• _Directions for this task_:
For the entries below, copy exactly the line that contains "Emit a web page" through the line that contains "const barPct = 0.84;", both ends included, and exclude all pictures.

• _Data in this exercise_:
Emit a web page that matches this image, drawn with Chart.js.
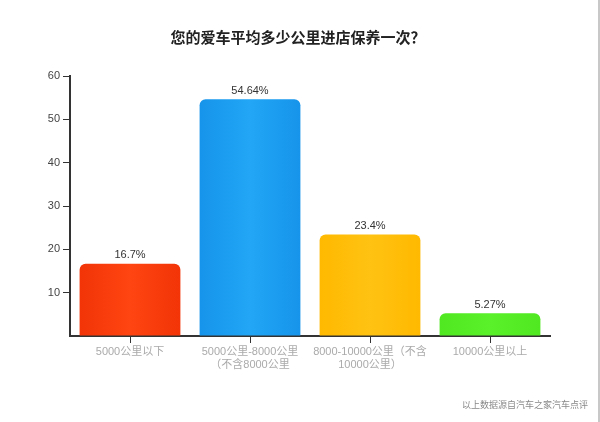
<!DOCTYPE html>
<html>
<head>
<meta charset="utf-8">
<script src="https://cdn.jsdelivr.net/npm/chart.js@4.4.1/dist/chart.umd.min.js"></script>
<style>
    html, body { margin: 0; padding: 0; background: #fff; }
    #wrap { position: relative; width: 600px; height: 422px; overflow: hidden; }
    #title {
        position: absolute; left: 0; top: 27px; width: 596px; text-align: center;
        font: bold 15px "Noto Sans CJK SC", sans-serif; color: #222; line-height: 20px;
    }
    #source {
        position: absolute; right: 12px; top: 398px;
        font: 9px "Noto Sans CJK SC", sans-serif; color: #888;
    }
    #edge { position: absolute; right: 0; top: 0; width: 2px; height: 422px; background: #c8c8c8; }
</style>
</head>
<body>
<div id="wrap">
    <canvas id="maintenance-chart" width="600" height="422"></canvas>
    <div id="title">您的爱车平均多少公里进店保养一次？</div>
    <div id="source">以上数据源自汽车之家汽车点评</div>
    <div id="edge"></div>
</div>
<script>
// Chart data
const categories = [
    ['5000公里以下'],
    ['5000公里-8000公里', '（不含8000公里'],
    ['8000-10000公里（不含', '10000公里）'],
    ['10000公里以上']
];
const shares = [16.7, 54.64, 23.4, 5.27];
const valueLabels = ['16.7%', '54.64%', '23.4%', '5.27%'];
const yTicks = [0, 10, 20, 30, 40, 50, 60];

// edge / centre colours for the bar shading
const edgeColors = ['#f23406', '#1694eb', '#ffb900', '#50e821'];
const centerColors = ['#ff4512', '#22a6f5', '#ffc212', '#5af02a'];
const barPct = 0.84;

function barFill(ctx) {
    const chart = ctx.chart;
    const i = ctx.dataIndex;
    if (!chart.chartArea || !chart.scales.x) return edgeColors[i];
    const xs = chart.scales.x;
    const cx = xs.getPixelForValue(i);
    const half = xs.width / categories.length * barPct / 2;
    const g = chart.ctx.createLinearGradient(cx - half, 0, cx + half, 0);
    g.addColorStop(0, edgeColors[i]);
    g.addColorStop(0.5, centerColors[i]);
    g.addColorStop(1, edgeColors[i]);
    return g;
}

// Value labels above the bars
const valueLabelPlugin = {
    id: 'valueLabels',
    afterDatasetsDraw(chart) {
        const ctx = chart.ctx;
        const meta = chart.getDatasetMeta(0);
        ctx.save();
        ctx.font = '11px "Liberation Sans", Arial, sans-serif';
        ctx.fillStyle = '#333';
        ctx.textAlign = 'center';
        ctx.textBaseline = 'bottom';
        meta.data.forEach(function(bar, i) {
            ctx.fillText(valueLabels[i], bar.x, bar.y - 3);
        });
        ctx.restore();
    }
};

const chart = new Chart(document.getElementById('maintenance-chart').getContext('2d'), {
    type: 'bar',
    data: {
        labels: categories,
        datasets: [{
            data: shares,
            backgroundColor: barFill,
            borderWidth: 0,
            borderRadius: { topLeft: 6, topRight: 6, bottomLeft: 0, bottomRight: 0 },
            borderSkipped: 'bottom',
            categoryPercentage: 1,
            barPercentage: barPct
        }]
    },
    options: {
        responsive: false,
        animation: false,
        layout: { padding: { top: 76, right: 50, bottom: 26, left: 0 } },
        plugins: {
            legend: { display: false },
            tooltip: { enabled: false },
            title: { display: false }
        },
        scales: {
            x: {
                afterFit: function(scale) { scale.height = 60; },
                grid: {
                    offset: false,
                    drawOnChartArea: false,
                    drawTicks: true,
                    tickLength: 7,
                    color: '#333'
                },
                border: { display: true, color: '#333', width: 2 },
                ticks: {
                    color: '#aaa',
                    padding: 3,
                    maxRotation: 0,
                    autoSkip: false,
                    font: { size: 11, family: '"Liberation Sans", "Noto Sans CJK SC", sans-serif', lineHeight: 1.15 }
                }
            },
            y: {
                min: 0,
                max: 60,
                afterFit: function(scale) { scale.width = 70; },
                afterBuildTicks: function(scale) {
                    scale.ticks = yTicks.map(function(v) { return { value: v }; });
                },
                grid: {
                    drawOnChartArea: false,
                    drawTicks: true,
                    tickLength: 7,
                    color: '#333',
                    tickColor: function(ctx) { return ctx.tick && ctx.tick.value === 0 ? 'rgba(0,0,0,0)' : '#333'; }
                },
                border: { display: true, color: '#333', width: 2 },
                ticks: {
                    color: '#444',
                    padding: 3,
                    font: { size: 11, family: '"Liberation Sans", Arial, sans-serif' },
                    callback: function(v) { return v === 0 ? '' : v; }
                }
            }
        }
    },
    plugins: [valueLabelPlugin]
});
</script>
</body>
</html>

--

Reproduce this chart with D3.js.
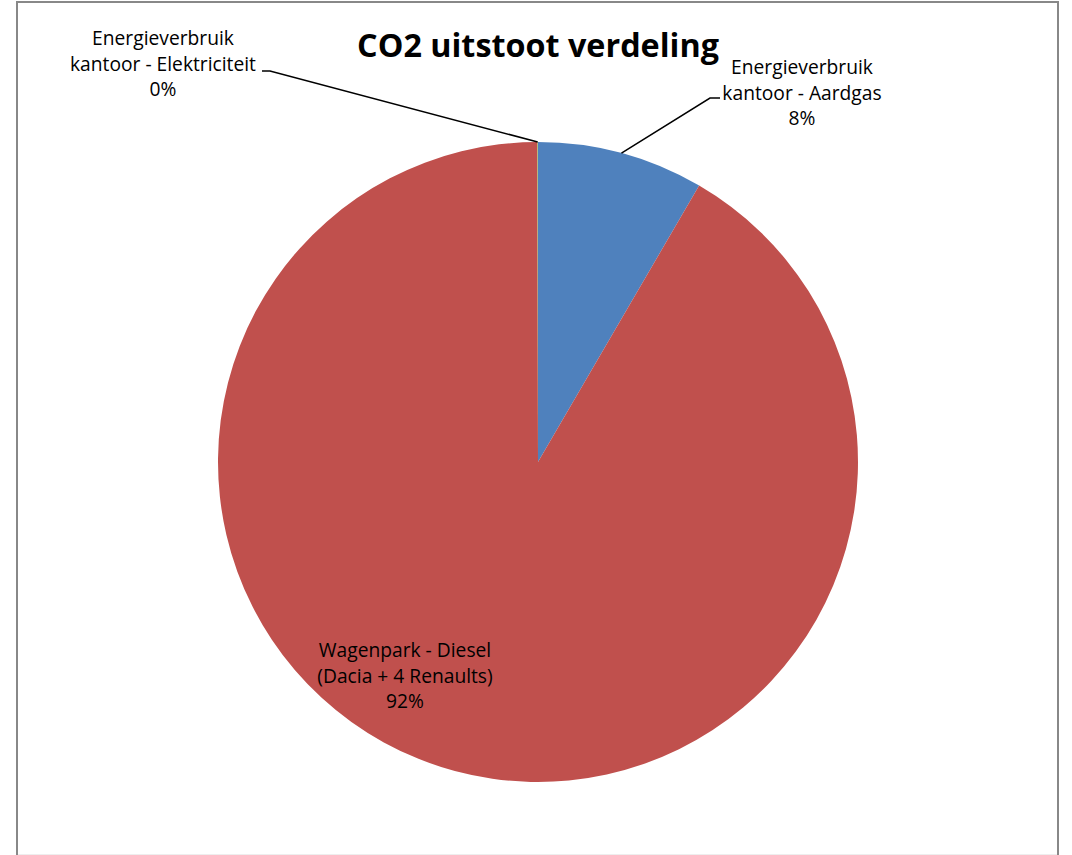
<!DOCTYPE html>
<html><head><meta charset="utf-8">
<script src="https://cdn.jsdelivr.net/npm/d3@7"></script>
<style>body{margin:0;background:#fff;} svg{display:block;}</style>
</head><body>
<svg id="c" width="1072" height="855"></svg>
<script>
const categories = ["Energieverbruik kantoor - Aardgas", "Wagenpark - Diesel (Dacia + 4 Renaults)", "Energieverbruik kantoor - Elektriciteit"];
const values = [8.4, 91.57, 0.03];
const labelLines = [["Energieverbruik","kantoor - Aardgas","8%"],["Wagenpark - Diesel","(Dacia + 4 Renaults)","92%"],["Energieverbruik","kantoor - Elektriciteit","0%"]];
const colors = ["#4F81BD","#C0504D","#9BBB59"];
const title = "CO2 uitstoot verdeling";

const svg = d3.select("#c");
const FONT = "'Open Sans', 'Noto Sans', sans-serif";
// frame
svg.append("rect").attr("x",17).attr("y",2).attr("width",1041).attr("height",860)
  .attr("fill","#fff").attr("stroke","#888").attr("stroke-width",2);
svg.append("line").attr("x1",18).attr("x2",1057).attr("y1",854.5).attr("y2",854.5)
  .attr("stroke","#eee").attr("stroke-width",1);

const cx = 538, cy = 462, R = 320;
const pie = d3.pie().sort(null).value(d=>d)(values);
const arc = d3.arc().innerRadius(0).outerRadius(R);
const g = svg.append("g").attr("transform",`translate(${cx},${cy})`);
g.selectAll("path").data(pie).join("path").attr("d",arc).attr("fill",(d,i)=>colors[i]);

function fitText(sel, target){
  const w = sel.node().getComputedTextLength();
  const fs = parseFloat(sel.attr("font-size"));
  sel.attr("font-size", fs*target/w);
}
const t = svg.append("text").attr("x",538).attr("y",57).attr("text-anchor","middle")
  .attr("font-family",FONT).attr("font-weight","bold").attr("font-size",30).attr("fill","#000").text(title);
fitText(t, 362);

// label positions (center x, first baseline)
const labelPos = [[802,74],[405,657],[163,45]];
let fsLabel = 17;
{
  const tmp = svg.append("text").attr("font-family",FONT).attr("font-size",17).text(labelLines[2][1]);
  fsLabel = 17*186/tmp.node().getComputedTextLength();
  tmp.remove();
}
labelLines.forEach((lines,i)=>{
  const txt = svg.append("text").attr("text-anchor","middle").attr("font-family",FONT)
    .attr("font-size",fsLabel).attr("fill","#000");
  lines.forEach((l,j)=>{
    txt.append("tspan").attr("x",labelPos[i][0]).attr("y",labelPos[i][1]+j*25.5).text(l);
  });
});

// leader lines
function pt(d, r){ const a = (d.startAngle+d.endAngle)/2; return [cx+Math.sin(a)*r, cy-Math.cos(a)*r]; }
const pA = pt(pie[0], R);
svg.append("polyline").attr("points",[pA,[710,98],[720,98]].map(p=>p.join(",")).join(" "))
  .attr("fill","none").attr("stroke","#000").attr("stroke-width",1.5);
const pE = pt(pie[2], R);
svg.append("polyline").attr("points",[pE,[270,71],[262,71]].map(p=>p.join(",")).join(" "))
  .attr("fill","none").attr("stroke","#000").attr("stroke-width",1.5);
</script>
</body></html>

• _Answer for the task_:
Emit a web page that matches this image, drawn with Chart.js.
<!DOCTYPE html>
<html>
<head>
<meta charset="utf-8">
<script src="https://cdn.jsdelivr.net/npm/chart.js@4.4.1/dist/chart.umd.min.js"></script>
<style>
    html, body { margin: 0; padding: 0; background: #fff; }
    #wrap { position: relative; width: 600px; height: 422px; overflow: hidden; }
    #title {
        position: absolute; left: 0; top: 27px; width: 596px; text-align: center;
        font: bold 15px "Noto Sans CJK SC", sans-serif; color: #222; line-height: 20px;
    }
    #source {
        position: absolute; right: 12px; top: 398px;
        font: 9px "Noto Sans CJK SC", sans-serif; color: #888;
    }
    #edge { position: absolute; right: 0; top: 0; width: 2px; height: 422px; background: #c8c8c8; }
</style>
</head>
<body>
<div id="wrap">
    <canvas id="maintenance-chart" width="600" height="422"></canvas>
    <div id="title">您的爱车平均多少公里进店保养一次？</div>
    <div id="source">以上数据源自汽车之家汽车点评</div>
    <div id="edge"></div>
</div>
<script>
// Chart data
const categories = [
    ['5000公里以下'],
    ['5000公里-8000公里', '（不含8000公里'],
    ['8000-10000公里（不含', '10000公里）'],
    ['10000公里以上']
];
const shares = [16.7, 54.64, 23.4, 5.27];
const valueLabels = ['16.7%', '54.64%', '23.4%', '5.27%'];
const yTicks = [0, 10, 20, 30, 40, 50, 60];

// edge / centre colours for the bar shading
const edgeColors = ['#f23406', '#1694eb', '#ffb900', '#50e821'];
const centerColors = ['#ff4512', '#22a6f5', '#ffc212', '#5af02a'];
const barPct = 0.84;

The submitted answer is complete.